Ralph Thoresby holds Restorative Practice at the core of its climate-for-learning. The mission statement is communicated and upheld across the staff team.
The mission statement contains the fundamental building blocks of our restorative culture and ethos. The mission can be broken down into 3 distinct building blocks:
Creating a school environment, in which students feel safe:
-Safeguarding is fundamentally important, and is a strength of the school
-Creating a safe environment requires much more than safeguarding alone
-Safety is achieved through relentless, reliable routines
-Students will push to find the boundaries; teachers and support staff must be consistent in showing them where they are
-Without this, relationships cannot be enabled and learning will not take place
Enabling positive relationships:
-Safe, consistent and reliable adults can actively build relationships with students
-Enabling positive relationships is at the very core of our restorative culture
-Restorative practice means that every single interaction with a student is an opportunity to build positive relationships
-Once a positive relationship is enabled, learning can take place successfully
Learning is valued and cultivated
-An environment where safe students experience positive relationships with consistent, reliable adults facilitates a strong culture of learning
Restorative Practice is Not solely:
- Negotiating with students; core standards are not flexible
- Limited to The Link Centre, post-lesson-exit/IE
- Waiting for something to go wrong, so we can fix it
Restorative Practice IS:
- Every single interaction we have with students at any time
- Conversations on the corridor
- Interactions on break and lunch duty
- Meet and greet/end and send
- Re-engaging a student at each stage of Ask/Tell/Sanction
- Teacher Toolkit strategies
- Session Manager supporting a student to re-engage
- Lesson exit restoratives
- Prestorative Practice
The Restorative Conversation:
The restorative conversation is pivotal to the student ‘Restoring their Relationship’ with the staff member, so they can ‘Return’ to their next lesson successfully
- ‘What actually happened?’: Listen carefully without interrupting or disagreeing.

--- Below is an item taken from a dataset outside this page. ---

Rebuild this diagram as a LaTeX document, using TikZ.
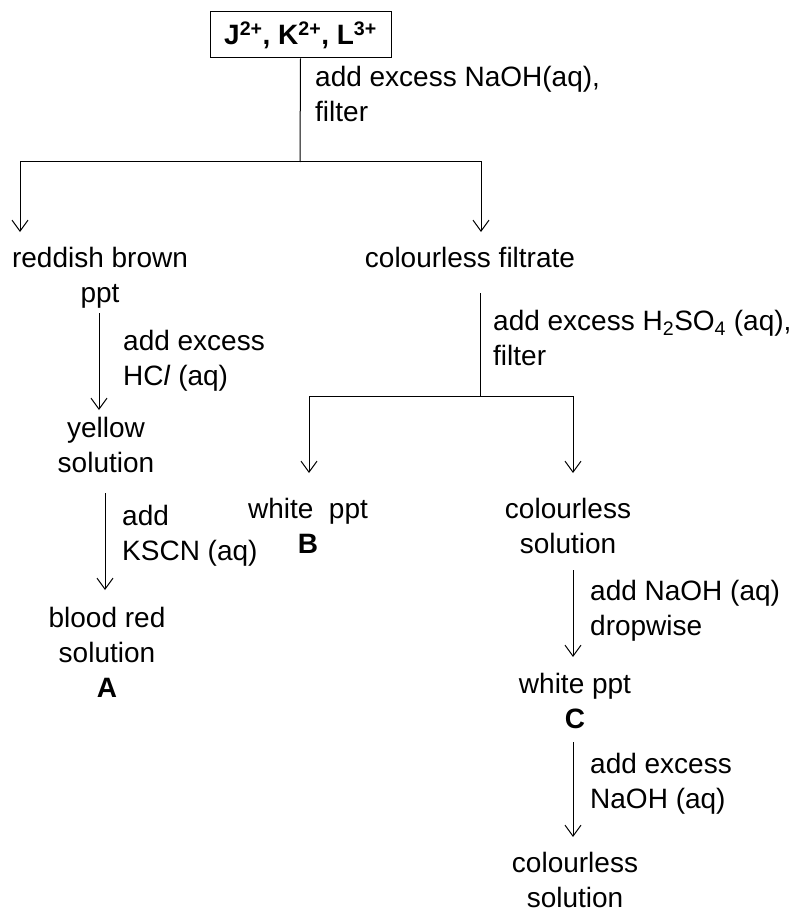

Steer the conversation to the student’s own role in what went wrong. If the student isn’t ready to reflect, try engaging them in a scaling conversation.
- ‘What were you thinking at the time?’: This helps the student to reconsider their own actions and replay their thought processes.
- ‘Who has been affected/How did it make them feel?’: The student may be unaware of how other people reacted to their behaviour. In the moment of crisis this might not seem significant, but in the aftermath it is important to shine a light on it.
- ‘What can be done to put things right?’: It’s important that an apology is not demanded. A forced apology is worthless.